A Moving Blog

Occasional celluloid musings from BarryG

Wednesday 4 May 2011

Another year

Mike Leigh can perhaps be compared to Woody Allen. The two veteran writer-director auteurs have been prolific commentators on family relationships. Allen concentrated on nervous intellectuals and New York Jewish sensitivities, Leigh on English working-class mores. Allen used star actors and personalities to dress up his dialogue, Leigh worked only with a repertory group of dedicated actors, improvising sketched scenes into portraits of repressed passions. Leigh's latest morality tale is an admirable cinematic miniature, Another Year. An admirable, but unlovable, display of Leigh's skill in capturing mean spirits and sad lives.


Tom (Jim Broadbent) and Gerri (Ruth Sheen) are a sweetly, happily-married late-middle-aged professional couple (civil engineer and psychiatric counsellor) with a well-adjusted sole child (Oliver Maltman) who's found a bubbly, steady girlfriend (Karina Fernandez). The older couple enjoy a simple loving relationship in humble semi-detached housing, potter around their vegetable allotment, cook ambitiously and are kind to friends and family members.

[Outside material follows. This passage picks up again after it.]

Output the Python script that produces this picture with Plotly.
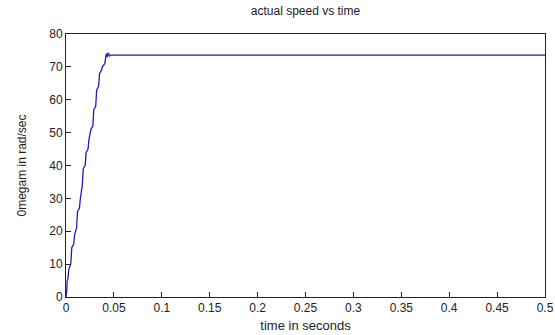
import plotly.graph_objects as go

time_s = [0, 0.0008, 0.0012, 0.002, 0.003, 0.004, 0.005, 0.006, 0.008, 0.009, 0.011,
          0.012, 0.014, 0.015, 0.017, 0.018, 0.020, 0.021, 0.023, 0.024, 0.026, 0.028,
          0.029, 0.031, 0.032, 0.034, 0.035, 0.037, 0.038, 0.0405, 0.042, 0.043, 0.044,
          0.0455, 0.047, 0.5]
speed = [0, 2, 5, 5.5, 8.5, 9.5, 10, 15, 16, 19, 21,
         26, 27, 30, 34, 39, 40, 44, 45, 48, 51, 52,
         57, 58, 63, 64, 68, 69, 70, 71, 74, 73, 74.3,
         73.3, 73.6, 73.6]

x_ticks = [0, 0.05, 0.1, 0.15, 0.2, 0.25, 0.3, 0.35, 0.4, 0.45, 0.5]
x_labels = ["0", "0.05", "0.1", "0.15", "0.2", "0.25", "0.3", "0.35", "0.4", "0.45", "0.5"]
y_ticks = [0, 10, 20, 30, 40, 50, 60, 70, 80]

fig = go.Figure(go.Scatter(x=time_s, y=speed, mode="lines",
                           line=dict(color="#1c1cb8", width=1.3), showlegend=False))

font = dict(family="Liberation Sans, Arial, sans-serif", size=12, color="#222222")
fig.update_layout(
    width=555, height=335,
    margin=dict(l=66, r=10, t=34, b=38),
    paper_bgcolor="white", plot_bgcolor="white",
    font=font,
    title=dict(text="actual speed vs time", x=0.5, xref="paper", xanchor="center",
               y=0.967, yanchor="middle", font=dict(size=12, color="#222222")),
    xaxis=dict(range=[0, 0.5], tickvals=x_ticks, ticktext=x_labels, automargin=False,
               showgrid=False, zeroline=False, showline=True, linecolor="#222222", linewidth=1,
               mirror=True, ticks="inside", ticklen=5, tickcolor="#222222",
               tickfont=dict(size=12),
               title=dict(text="time in seconds", standoff=6, font=dict(size=13))),
    yaxis=dict(range=[0, 80], tickvals=y_ticks, automargin=False,
               showgrid=False, zeroline=False, showline=True, linecolor="#222222", linewidth=1,
               mirror=True, ticks="inside", ticklen=5, tickcolor="#222222",
               tickfont=dict(size=12),
               title=dict(text="0megam in rad/sec", standoff=20, font=dict(size=12))),
)
fig.write_html("out.html", config={"displayModeBar": False},
               post_script="document.body.style.margin='0';")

At four mealtimes during the course of a year, the constant and sometimes unwelcome presence is a hyper-tense needy secretary from Gerri's clinic, Mary (Leslie Manville). Her panic attacks over buying and trying to drive a second-hand car provide a comic storyline. The year's other major event is the death of Tom's sister-in-law and the family's trip up north to attend her funeral, console the miserable brother and cope with his alienated son. There's also a laid-back black female colleague of Gerri's and an over-the-hill university pal of Tom's who makes a messy pass for Mary, who's making messy friend-craving passes of her own to Tom's son and brother.

That's it, and it earned Leigh a Best Original Screenplay Oscar nomination in 2011. Why this particular slice of kitchen-sink posturing did so is a mystery. Its a microcosmic study of typical, almost cliched, working-class English misfits and the remarkably patient couple who let them moan and drift year by year through their own uneventful lives. The acting is immaculate, of its kind, particularly by Broadbent as an avuncular chuckler and Manville as a nervous wreck. The bonus is Imelda Staunton dead-pan cameo of a bitterly maudlin client of Gerri's.

Tom and Gerri are almost too good to be true characters, surely too sensible to have allowed their social annual round to be so hostage to other people's woes.